Nel corso di un importante esperimento scientifico alcuni scienziati hanno creato modelli di embrioni umani senza i classici “ingredienti” naturali come ovuli e sperma. La ricerca, fatta notare da The Guardian, potrebbe portare a nuove scoperte nel campo della salute, della genetica e del trattamento di alcune patologie.
La scienza, tuttavia, non ha potuto non sollevare alcune questioni etiche. I modelli embrionali sono stati prodotti grazie a cellule staminali, coltivate grazie a un embrione tradizionale in laboratorio. È possibile programmare le cellule staminali per farle sviluppare in qualsiasi tipo di altra cellula ed è così che vengono usate in un organismo per adempiere a funzioni di crescita e riparazione.
Embrioni umani artificiali fatti evolvere: cosa è successo?

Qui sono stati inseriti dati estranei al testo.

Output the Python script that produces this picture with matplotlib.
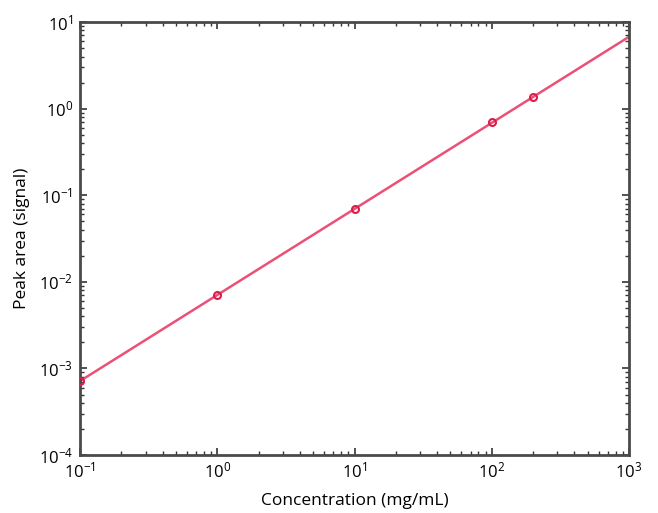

Come informa Sciencealert, nell’esperimento in questione, le cellule staminali sono state attentamente persuase a diventare cellule precursori che alla fine sarebbero diventate il sacco vitellino, la placenta e quindi l’embrione vero e proprio. Un documento sulla svolta deve ancora essere pubblicato, quindi sarà necessario attendere i dettagli su come esattamente è stato raggiunto qiesto risultato.
Il lavoro è stato condotto dalla biologa Magdalena Żernicka-Goetz, dell’Università di Cambridge nel Regno Unito, insieme a colleghi del Regno Unito e degli Stati Uniti. Nel 2022, un team guidato da Zernicka-Goetz era riuscito a far crescere con successo embrioni di topo con cervelli e cuori primitivi.
Siamo ancora agli inizi
Bisogna però sottolineare come al momento la scienza è ancora molto lontana dalla creazione di bambini in maniera artificiale. Queste sono strutture simili a embrioni, senza cuore o cervello: sono più simili a modelli di embrioni che sono in grado di imitare alcune, ma non tutte, le caratteristiche di un embrione normale.
“È importante sottolineare che questi non sono embrioni sintetici, ma modelli di embrioni”, ha scritto Zernicka-Goetz su Twitter. “La nostra ricerca non ha la finalità di creare la vita, ma di salvarla”. Uno dei modi in cui questa ricerca potrebbe salvare vite umane consiste nell’aiutare a esaminare il motivo per cui molte gravidanze falliscono nella fase in cui questi embrioni artificiali si replicano. Se questi primi istanti possono essere studiati in un laboratorio, dovremmo poter riuswcire ad acquisire una maggiore comprensione.
Come altro sarà possibile utilizzare tali scoperte?
Queste tecniche potranno essere utilizzate anche per saperne di più su come si sviluppano le malattie genetiche comuni nelle prime fasi della vita. Una volta che ci sarà una maggiore conoscenza di come iniziano, saremo in una posizione migliore per fare qualcosa al riguardo. Allo stesso tempo, ci sono preoccupazioni su dove potrebbe portare questo tipo di creazione di modelli di embrioni. Gli scienziati affermano che sono necessarie norme forti per controllare questo tipo di ricerca, norme che al momento non esistono realmente.
Bisogna fare i conti con questioni etiche
Rodrigo Suarez dell’Università del Queensland in Australia, che è stato coinvolto nella ricerca, ha affermato: “Questi nuovi test in vitro apriranno la strada a studi futuri che mirano a svelare i meccanismi dello sviluppo umano, nonché gli effetti delle anomalie ambientali e genetiche. Come con la maggior parte delle tecnologie emergenti, la società dovrà bilanciare le prove sui rischi e i benefici di questo approccio e aggiornare di conseguenza l’attuale legislazione”.
Come sottolineato dalla ricercatrice di bioetica Rachel Ankeny dell’Università di Adelaide, che non era coinvolta nella ricerca, oggi i ricercatori si attengono alla “regola dei 14 giorni” che limita l’uso di embrioni umani in laboratorio, richiedendo che gli embrioni umani possano essere coltivati in vitro solo per un massimo di 2 settimane.
Regole come questa, così come quelle nuove che potrebbero essere introdotte man mano che questa ricerca continua, ci costringono a porre domande fondamentali circa la nostra concezione della vita: quando inizia essa di preciso? Quando un individuo può essere definito tale e quindi esistente? Ankeny ha affermato: “Dobbiamo coinvolgere il pubblico su comprensione e aspettative da questo tipo di ricerca e più in generale sulle opinioni circa lo sviluppo umano iniziale”.